Autre confirmation, les questions sans rapport avec la fonction présidentielle ont continué qui concernaient la candidature future de Nicolas Sarkozy. Ils devraient donc être inclus dans ses dépenses de campagne.
Révélations
« Conscient du manque de transparence de ce système, j’ai souhaité qu’il y soit mis fin, si bien que cela appartient désormais au passé » avait concédé Christian Frémont, directeur de cabinet du président de la République devant la commission des finances de l’Assemblée Nationale le 13 octobre 2009. Il avait reconnu une infraction précise - l’absence d’appel d’offres – et démenti l’assurance de Patrick Buisson qui avait soutenu : « Il va de soi que ce contrat est soumis au code des marchés publics » (L’Express, 15 septembre 2009). Le transfert des sondages vers le SIG est partiellement confirmée. Toutefois, l’Elysée commandait aussi directement aux sondeurs : OpinionWay, Ipsos et Ifop. Le directeur de cabinet a tenu parole puisqu’il y a bien des appels d’offres pour les sondages commandées à partir de mars 2009. Par contre, on voit mal en quoi consisteraient des appels d’offres à l’égard des conseillers Giacometti-Péron et Publifact. Si tout était si clair, on comprend mal la procédure par laquelle le directeur de cabinet a confié la signature des commandes à un publicitaire, Jean-Michel Goudard, conseiller bénévole du président de la République. Au journal Le Monde qui lui demandait s’il était habilité à signer, il répondit avec un étonnement qui ne manque pas de sel : « Une délégation de quoi ? Vous me parlez un langage que je ne comprends pas. Oui, c’est moi qui signais les trucs. Après le passage de la Cour des Comptes, on a changé les procédures. Christian Frémont m’a demandé de signer ce qu’un avocat ou un comptable avait rédigé. Mais je n’ai jamais eu aucun contact avec une seule société d’études » (cf. Le Monde, 10 octobre 2012). On aura du mal à ne pas penser que le directeur de cabinet était très prudent.

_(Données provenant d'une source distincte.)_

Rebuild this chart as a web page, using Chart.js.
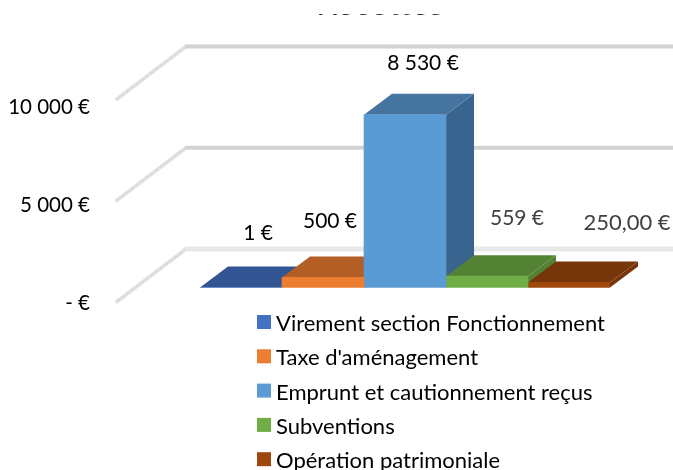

L’Opiniongate n’est donc pas terminé. L’association Anticor a déposé plainte contre X. La procédure attend une décision de la Cour de Cassation sur l’immunité du président de la République. Le parquet avait étendu opportunément l’immunité aux co-contractants de l’Elysée. Les sondages concernant les adversaires politiques, la vie privée du couple présidentiel et autres sujets relèvent-ils des attributions présidentielles ? Et qu’en est-il alors des délits de favoritisme désignés par Anticor ou des infractions à la loi de juillet 1977 que la commission des sondages n’a jamais relevées ? Enfin, les sondages de candidat à l’élection présidentielle ainsi que la baisse des coûts intervenus quelques mois avant l’élection après une surfacturation amèneront-ils le Commission nationale des comptes de campagne et des financements politiques (C.N.C.C.F.P.) à « corriger » les comptes du candidat Nicolas Sarkozy ? Dans la déclaration des dépenses du candidat, la ligne « conseil en communication » est vierge, et seulement 110.919 euros sont indiqués pour le poste « enquêtes et sondages ». Ces sommes bien moindres qu’en 2007 et que celles de ses concurrents obligent à les rapporter aux dépenses importantes de l’Elysée durant le quinquennat. En 1995, le Conseil avait été gravement défaillant en validant les comptes du candidat Edouard Balladur. Pour le crédit de l’Etat de droit et son propre crédit, on concevrait mal une nouvelle défaillance.